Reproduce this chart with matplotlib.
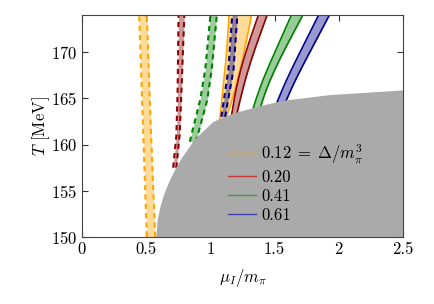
import matplotlib
matplotlib.use("Agg")
import matplotlib.pyplot as plt
from matplotlib.lines import Line2D

plt.rcParams["font.family"] = "serif"
plt.rcParams["font.serif"] = ["cmr10"]
plt.rcParams["mathtext.fontset"] = "cm"
plt.rcParams["axes.formatter.use_mathtext"] = True
plt.rcParams["font.size"] = 12

# values of Delta/m_pi^3 for each colour
labels = [r"$0.12\;=\;\Delta/m_\pi^3$", "0.20", "0.41", "0.61"]
colors = ["orange", "darkred", "green", "darkblue"]
legend_colors = ["#f7a21b", "#c43c3c", "#3c9c3c", "#3c3cae"]

# left branch (dashed bands): T, lower mu, upper mu
dash_T = [
    [150, 162, 174],
    [157.5, 161, 166, 174],
    [160.3, 161.2, 164.8, 168.1, 174],
    [163, 163.4, 168.1, 174],
]
dash_lo = [
    [0.505, 0.475, 0.445],
    [0.71, 0.735, 0.745, 0.752],
    [0.84, 0.855, 0.92, 0.96, 1.0],
    [1.085, 1.09, 1.14, 1.17],
]
dash_hi = [
    [0.57, 0.535, 0.505],
    [0.735, 0.76, 0.775, 0.797],
    [0.885, 0.905, 0.975, 1.01, 1.05],
    [1.115, 1.12, 1.18, 1.21],
]

# right branch (solid bands)
solid_T = [
    [162.6, 163, 164, 165, 166, 167, 168, 169, 170, 171, 172, 173, 174],
    [163.2, 164, 165, 166, 167, 168, 169, 170, 171, 172, 173, 174],
    [164.0, 165, 166, 167, 168, 169, 170, 171, 172, 173, 174],
    [164.6, 165, 166, 167, 168, 169, 170, 171, 172, 173, 174],
]
solid_lo = [
    [1.07, 1.075, 1.083, 1.09, 1.097, 1.105, 1.112, 1.12, 1.126, 1.131, 1.136, 1.141, 1.145],
    [1.165, 1.175, 1.187, 1.201, 1.217, 1.235, 1.255, 1.277, 1.3, 1.324, 1.349, 1.374],
    [1.335, 1.358, 1.383, 1.41, 1.44, 1.471, 1.503, 1.535, 1.567, 1.599, 1.631],
    [1.52, 1.532, 1.562, 1.594, 1.628, 1.663, 1.699, 1.735, 1.771, 1.807, 1.843],
]
solid_hi = [
    [1.115, 1.125, 1.15, 1.172, 1.192, 1.211, 1.229, 1.246, 1.262, 1.277, 1.292, 1.306, 1.32],
    [1.205, 1.218, 1.235, 1.253, 1.272, 1.293, 1.315, 1.339, 1.364, 1.39, 1.416, 1.442],
    [1.39, 1.412, 1.438, 1.467, 1.499, 1.533, 1.569, 1.606, 1.644, 1.682, 1.72],
    [1.585, 1.598, 1.63, 1.664, 1.7, 1.737, 1.775, 1.813, 1.851, 1.889, 1.927],
]

# grey excluded region boundary
grey_mu = [0.575, 0.585, 0.605, 0.635, 0.675, 0.725, 0.775, 0.875, 1.02, 1.175, 1.385, 1.575, 1.93, 2.5]
grey_T = [150, 151.8, 153.2, 154.6, 156.0, 157.4, 158.6, 160.6, 162.5, 163.4, 164.2, 164.8, 165.4, 165.9]

fig = plt.figure(figsize=(4.35, 3.04), dpi=100)
ax = fig.add_axes([82 / 435, 1 - 237 / 304, 321 / 435, 222 / 304])

for i in range(4):
    c = colors[i]
    ax.fill_betweenx(dash_T[i], dash_lo[i], dash_hi[i], color=c, alpha=0.4, lw=0)
    ax.plot(dash_lo[i], dash_T[i], color=c, lw=1.5, ls=(0, (2.5, 2)))
    ax.plot(dash_hi[i], dash_T[i], color=c, lw=1.5, ls=(0, (2.5, 2)))
    ax.fill_betweenx(solid_T[i], solid_lo[i], solid_hi[i], color=c, alpha=0.4, lw=0)
    ax.plot(solid_lo[i], solid_T[i], color=c, lw=1.2)
    ax.plot(solid_hi[i], solid_T[i], color=c, lw=1.2)

ax.fill_between(grey_mu, 150, grey_T, color="#aaaaaa", lw=0, zorder=5)

handles = [Line2D([], [], color=c, lw=1.0) for c in legend_colors]
leg = ax.legend(handles, labels, loc="upper left", bbox_to_anchor=(0.428, 0.463),
                frameon=False, borderpad=0, handlelength=1.7, handletextpad=0.3,
                labelspacing=0.22)
leg.set_zorder(10)

ax.set_xlim(0, 2.5)
ax.set_ylim(150, 174)
ax.set_xticks([0, 0.5, 1, 1.5, 2, 2.5])
ax.set_xticklabels(["0", "0.5", "1", "1.5", "2", "2.5"])
ax.set_yticks([150, 155, 160, 165, 170])
ax.tick_params(direction="in", top=True, right=True, length=4, color="#333333")
for s in ax.spines.values():
    s.set_color("#444444")
    s.set_zorder(11)
ax.set_xlabel(r"$\mu_I/m_\pi$", labelpad=7)
ax.set_ylabel(r"$T$ [MeV]", labelpad=-1)

fig.savefig("out.png", dpi=100)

What needs to be done
Reproduce the whole listing word for word, setting aside any pictures.

Solved exercise
Reproduce this chart with matplotlib.
import matplotlib
matplotlib.use("Agg")
import matplotlib.pyplot as plt
from matplotlib.lines import Line2D

plt.rcParams["font.family"] = "serif"
plt.rcParams["font.serif"] = ["cmr10"]
plt.rcParams["mathtext.fontset"] = "cm"
plt.rcParams["axes.formatter.use_mathtext"] = True
plt.rcParams["font.size"] = 12

# values of Delta/m_pi^3 for each colour
labels = [r"$0.12\;=\;\Delta/m_\pi^3$", "0.20", "0.41", "0.61"]
colors = ["orange", "darkred", "green", "darkblue"]
legend_colors = ["#f7a21b", "#c43c3c", "#3c9c3c", "#3c3cae"]

# left branch (dashed bands): T, lower mu, upper mu
dash_T = [
    [150, 162, 174],
    [157.5, 161, 166, 174],
    [160.3, 161.2, 164.8, 168.1, 174],
    [163, 163.4, 168.1, 174],
]
dash_lo = [
    [0.505, 0.475, 0.445],
    [0.71, 0.735, 0.745, 0.752],
    [0.84, 0.855, 0.92, 0.96, 1.0],
    [1.085, 1.09, 1.14, 1.17],
]
dash_hi = [
    [0.57, 0.535, 0.505],
    [0.735, 0.76, 0.775, 0.797],
    [0.885, 0.905, 0.975, 1.01, 1.05],
    [1.115, 1.12, 1.18, 1.21],
]

# right branch (solid bands)
solid_T = [
    [162.6, 163, 164, 165, 166, 167, 168, 169, 170, 171, 172, 173, 174],
    [163.2, 164, 165, 166, 167, 168, 169, 170, 171, 172, 173, 174],
    [164.0, 165, 166, 167, 168, 169, 170, 171, 172, 173, 174],
    [164.6, 165, 166, 167, 168, 169, 170, 171, 172, 173, 174],
]
solid_lo = [
    [1.07, 1.075, 1.083, 1.09, 1.097, 1.105, 1.112, 1.12, 1.126, 1.131, 1.136, 1.141, 1.145],
    [1.165, 1.175, 1.187, 1.201, 1.217, 1.235, 1.255, 1.277, 1.3, 1.324, 1.349, 1.374],
    [1.335, 1.358, 1.383, 1.41, 1.44, 1.471, 1.503, 1.535, 1.567, 1.599, 1.631],
    [1.52, 1.532, 1.562, 1.594, 1.628, 1.663, 1.699, 1.735, 1.771, 1.807, 1.843],
]
solid_hi = [
    [1.115, 1.125, 1.15, 1.172, 1.192, 1.211, 1.229, 1.246, 1.262, 1.277, 1.292, 1.306, 1.32],
    [1.205, 1.218, 1.235, 1.253, 1.272, 1.293, 1.315, 1.339, 1.364, 1.39, 1.416, 1.442],
    [1.39, 1.412, 1.438, 1.467, 1.499, 1.533, 1.569, 1.606, 1.644, 1.682, 1.72],
    [1.585, 1.598, 1.63, 1.664, 1.7, 1.737, 1.775, 1.813, 1.851, 1.889, 1.927],
]

# grey excluded region boundary
grey_mu = [0.575, 0.585, 0.605, 0.635, 0.675, 0.725, 0.775, 0.875, 1.02, 1.175, 1.385, 1.575, 1.93, 2.5]
grey_T = [150, 151.8, 153.2, 154.6, 156.0, 157.4, 158.6, 160.6, 162.5, 163.4, 164.2, 164.8, 165.4, 165.9]

fig = plt.figure(figsize=(4.35, 3.04), dpi=100)
ax = fig.add_axes([82 / 435, 1 - 237 / 304, 321 / 435, 222 / 304])

for i in range(4):
    c = colors[i]
    ax.fill_betweenx(dash_T[i], dash_lo[i], dash_hi[i], color=c, alpha=0.4, lw=0)
    ax.plot(dash_lo[i], dash_T[i], color=c, lw=1.5, ls=(0, (2.5, 2)))
    ax.plot(dash_hi[i], dash_T[i], color=c, lw=1.5, ls=(0, (2.5, 2)))
    ax.fill_betweenx(solid_T[i], solid_lo[i], solid_hi[i], color=c, alpha=0.4, lw=0)
    ax.plot(solid_lo[i], solid_T[i], color=c, lw=1.2)
    ax.plot(solid_hi[i], solid_T[i], color=c, lw=1.2)

ax.fill_between(grey_mu, 150, grey_T, color="#aaaaaa", lw=0, zorder=5)

handles = [Line2D([], [], color=c, lw=1.0) for c in legend_colors]
leg = ax.legend(handles, labels, loc="upper left", bbox_to_anchor=(0.428, 0.463),
                frameon=False, borderpad=0, handlelength=1.7, handletextpad=0.3,
                labelspacing=0.22)
leg.set_zorder(10)

ax.set_xlim(0, 2.5)
ax.set_ylim(150, 174)
ax.set_xticks([0, 0.5, 1, 1.5, 2, 2.5])
ax.set_xticklabels(["0", "0.5", "1", "1.5", "2", "2.5"])
ax.set_yticks([150, 155, 160, 165, 170])
ax.tick_params(direction="in", top=True, right=True, length=4, color="#333333")
for s in ax.spines.values():
    s.set_color("#444444")
    s.set_zorder(11)
ax.set_xlabel(r"$\mu_I/m_\pi$", labelpad=7)
ax.set_ylabel(r"$T$ [MeV]", labelpad=-1)

fig.savefig("out.png", dpi=100)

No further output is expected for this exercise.